**Provided material**
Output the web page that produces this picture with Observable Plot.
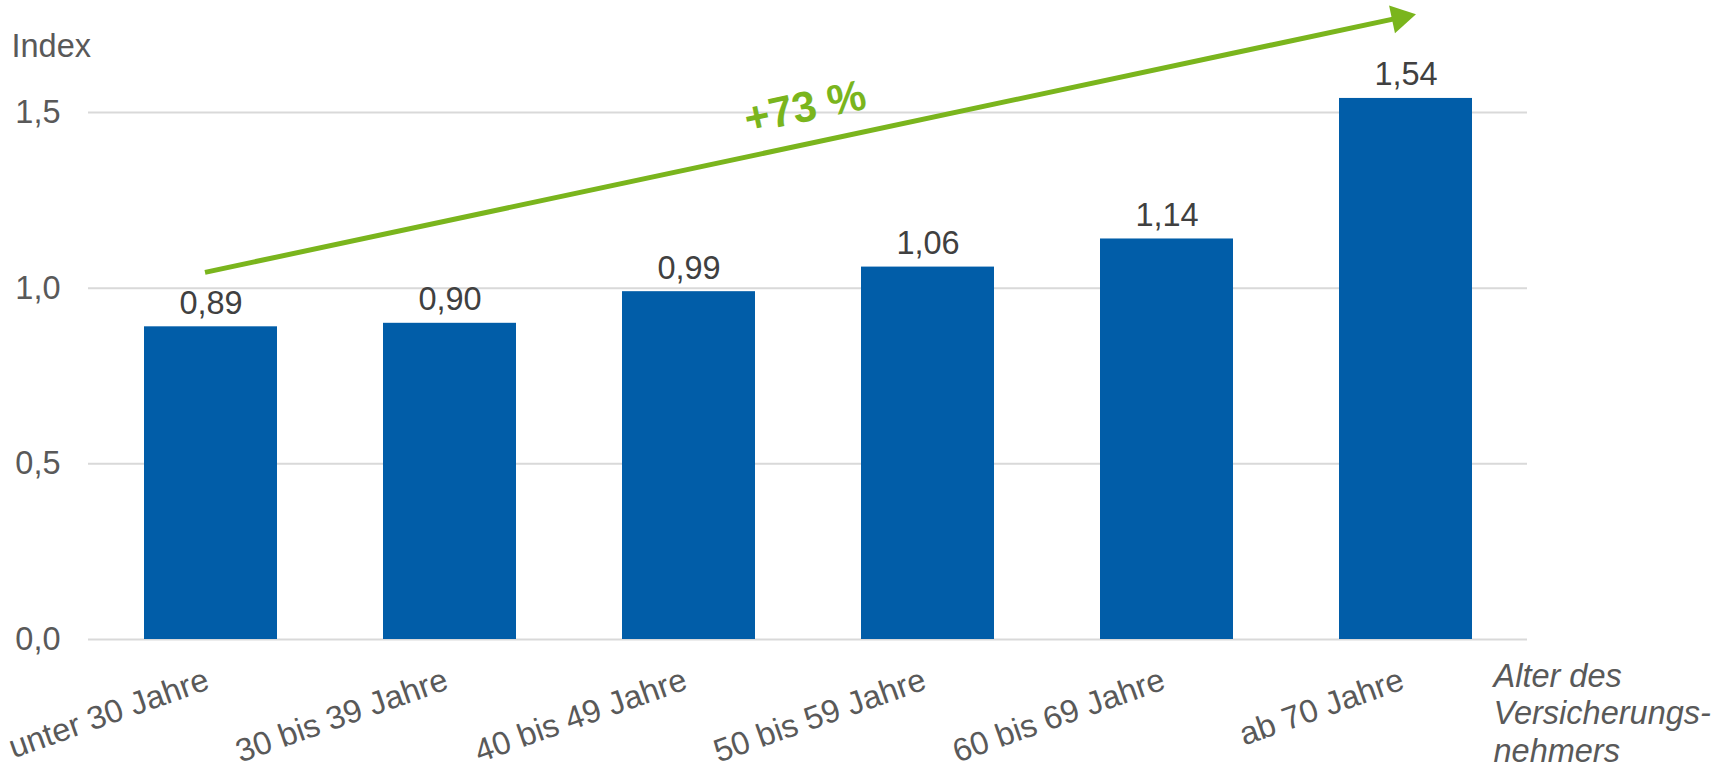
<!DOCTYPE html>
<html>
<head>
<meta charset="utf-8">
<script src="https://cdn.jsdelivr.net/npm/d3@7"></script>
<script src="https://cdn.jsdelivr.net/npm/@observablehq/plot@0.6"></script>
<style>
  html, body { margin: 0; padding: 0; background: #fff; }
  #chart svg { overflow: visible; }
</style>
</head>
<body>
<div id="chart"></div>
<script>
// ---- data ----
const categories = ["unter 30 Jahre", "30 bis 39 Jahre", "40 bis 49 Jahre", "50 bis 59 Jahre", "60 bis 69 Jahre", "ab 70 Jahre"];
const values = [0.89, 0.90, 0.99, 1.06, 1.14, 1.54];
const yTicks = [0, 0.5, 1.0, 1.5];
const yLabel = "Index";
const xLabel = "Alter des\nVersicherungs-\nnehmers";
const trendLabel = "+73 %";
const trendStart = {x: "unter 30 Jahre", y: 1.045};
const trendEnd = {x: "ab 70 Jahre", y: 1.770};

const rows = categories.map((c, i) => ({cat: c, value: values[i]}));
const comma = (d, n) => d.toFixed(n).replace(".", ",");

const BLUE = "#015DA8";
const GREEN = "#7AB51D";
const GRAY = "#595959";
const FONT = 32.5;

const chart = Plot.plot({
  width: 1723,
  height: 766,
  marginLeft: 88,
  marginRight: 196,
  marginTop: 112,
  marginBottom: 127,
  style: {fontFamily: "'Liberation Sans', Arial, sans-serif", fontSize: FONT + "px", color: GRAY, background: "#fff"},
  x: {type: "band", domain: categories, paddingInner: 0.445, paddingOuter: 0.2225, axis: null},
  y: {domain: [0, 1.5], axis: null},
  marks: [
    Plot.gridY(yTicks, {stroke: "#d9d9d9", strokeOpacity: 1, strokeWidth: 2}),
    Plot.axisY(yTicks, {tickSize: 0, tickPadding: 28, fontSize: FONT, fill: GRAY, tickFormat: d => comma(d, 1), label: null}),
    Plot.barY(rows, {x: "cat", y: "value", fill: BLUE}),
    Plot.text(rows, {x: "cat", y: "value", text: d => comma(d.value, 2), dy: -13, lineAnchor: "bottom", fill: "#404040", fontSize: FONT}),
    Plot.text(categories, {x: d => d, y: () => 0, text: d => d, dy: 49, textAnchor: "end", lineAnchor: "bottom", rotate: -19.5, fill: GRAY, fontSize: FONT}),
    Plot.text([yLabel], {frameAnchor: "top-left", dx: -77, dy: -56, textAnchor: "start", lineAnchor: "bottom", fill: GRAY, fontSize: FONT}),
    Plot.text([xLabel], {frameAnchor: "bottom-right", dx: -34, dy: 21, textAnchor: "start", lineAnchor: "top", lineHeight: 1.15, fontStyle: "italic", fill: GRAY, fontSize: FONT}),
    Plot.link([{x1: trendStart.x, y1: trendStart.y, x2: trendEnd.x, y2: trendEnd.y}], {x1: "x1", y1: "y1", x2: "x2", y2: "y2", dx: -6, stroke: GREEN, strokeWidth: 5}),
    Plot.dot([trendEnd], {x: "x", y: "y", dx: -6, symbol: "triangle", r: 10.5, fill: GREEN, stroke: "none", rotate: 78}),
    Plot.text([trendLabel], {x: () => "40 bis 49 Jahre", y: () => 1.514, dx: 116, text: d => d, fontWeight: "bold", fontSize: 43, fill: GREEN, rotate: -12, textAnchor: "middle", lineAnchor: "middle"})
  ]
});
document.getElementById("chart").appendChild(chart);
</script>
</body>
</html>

**Stated goal**
Return the material word for word. Pictures are not part of the copy.

**Result of this exercise**
Output the web page that produces this picture with Observable Plot.
<!DOCTYPE html>
<html>
<head>
<meta charset="utf-8">
<script src="https://cdn.jsdelivr.net/npm/d3@7"></script>
<script src="https://cdn.jsdelivr.net/npm/@observablehq/plot@0.6"></script>
<style>
  html, body { margin: 0; padding: 0; background: #fff; }
  #chart svg { overflow: visible; }
</style>
</head>
<body>
<div id="chart"></div>
<script>
// ---- data ----
const categories = ["unter 30 Jahre", "30 bis 39 Jahre", "40 bis 49 Jahre", "50 bis 59 Jahre", "60 bis 69 Jahre", "ab 70 Jahre"];
const values = [0.89, 0.90, 0.99, 1.06, 1.14, 1.54];
const yTicks = [0, 0.5, 1.0, 1.5];
const yLabel = "Index";
const xLabel = "Alter des\nVersicherungs-\nnehmers";
const trendLabel = "+73 %";
const trendStart = {x: "unter 30 Jahre", y: 1.045};
const trendEnd = {x: "ab 70 Jahre", y: 1.770};

const rows = categories.map((c, i) => ({cat: c, value: values[i]}));
const comma = (d, n) => d.toFixed(n).replace(".", ",");

const BLUE = "#015DA8";
const GREEN = "#7AB51D";
const GRAY = "#595959";
const FONT = 32.5;

const chart = Plot.plot({
  width: 1723,
  height: 766,
  marginLeft: 88,
  marginRight: 196,
  marginTop: 112,
  marginBottom: 127,
  style: {fontFamily: "'Liberation Sans', Arial, sans-serif", fontSize: FONT + "px", color: GRAY, background: "#fff"},
  x: {type: "band", domain: categories, paddingInner: 0.445, paddingOuter: 0.2225, axis: null},
  y: {domain: [0, 1.5], axis: null},
  marks: [
    Plot.gridY(yTicks, {stroke: "#d9d9d9", strokeOpacity: 1, strokeWidth: 2}),
    Plot.axisY(yTicks, {tickSize: 0, tickPadding: 28, fontSize: FONT, fill: GRAY, tickFormat: d => comma(d, 1), label: null}),
    Plot.barY(rows, {x: "cat", y: "value", fill: BLUE}),
    Plot.text(rows, {x: "cat", y: "value", text: d => comma(d.value, 2), dy: -13, lineAnchor: "bottom", fill: "#404040", fontSize: FONT}),
    Plot.text(categories, {x: d => d, y: () => 0, text: d => d, dy: 49, textAnchor: "end", lineAnchor: "bottom", rotate: -19.5, fill: GRAY, fontSize: FONT}),
    Plot.text([yLabel], {frameAnchor: "top-left", dx: -77, dy: -56, textAnchor: "start", lineAnchor: "bottom", fill: GRAY, fontSize: FONT}),
    Plot.text([xLabel], {frameAnchor: "bottom-right", dx: -34, dy: 21, textAnchor: "start", lineAnchor: "top", lineHeight: 1.15, fontStyle: "italic", fill: GRAY, fontSize: FONT}),
    Plot.link([{x1: trendStart.x, y1: trendStart.y, x2: trendEnd.x, y2: trendEnd.y}], {x1: "x1", y1: "y1", x2: "x2", y2: "y2", dx: -6, stroke: GREEN, strokeWidth: 5}),
    Plot.dot([trendEnd], {x: "x", y: "y", dx: -6, symbol: "triangle", r: 10.5, fill: GREEN, stroke: "none", rotate: 78}),
    Plot.text([trendLabel], {x: () => "40 bis 49 Jahre", y: () => 1.514, dx: 116, text: d => d, fontWeight: "bold", fontSize: 43, fill: GREEN, rotate: -12, textAnchor: "middle", lineAnchor: "middle"})
  ]
});
document.getElementById("chart").appendChild(chart);
</script>
</body>
</html>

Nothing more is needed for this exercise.